18.11.2019

MESSER IM HERZ (2018)

Der sinnlich klingende Titel, der erst gegen Ende faktisch in den Film tritt, kann als Provokation gesehen werden, wenn die Opfer von einem Mörder mit Phallusmesser in den Hintern hinein erstochen werden. Aber der ohnehin auf Provokationen und direkte Thematisierung gebürstete Film ist in seiner morbid verträumten und hübsch fotografierten Art nicht wirklich dem reißerischen Ergebnis zugeneigt, sondern dem sanften.
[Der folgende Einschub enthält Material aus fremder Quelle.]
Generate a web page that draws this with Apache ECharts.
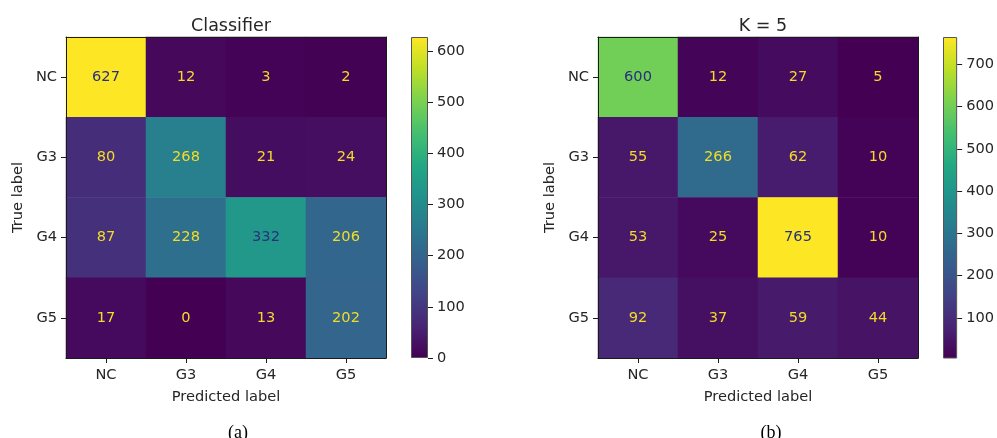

Er kommt verträumt, dramatisch und sehnsüchtig daher, während er stilistisch mit seiner Thematisierung und Farbsetzung eine Hommage an den italienischen Giallo ist. Gerade zu Beginn gibt es einige Aufnahmen, die Mario Bava heute so inszenieren würde, wenn er noch leben würde und Franzose wäre. Und Dario Argento bekommt während einer farbenfrohen Autofahrt eine sehr direkte Ehrerbietung auf sein Meisterwerk "Suspiria" beschert. Der Aufhänger der hier gewählten Mordwaffe und der Körperstelle, in welcher er eingesetzt wird, ist alternativ bekannt aus besagter harten Krimi-Richtung Italiens durch Werke wie "Die Todesbucht" und "Das Geheimnis der grünen Stecknadel", und der Einsatz des toll anzusehenden Killers bleibt dem Vorbild-Genre ebenfalls treu.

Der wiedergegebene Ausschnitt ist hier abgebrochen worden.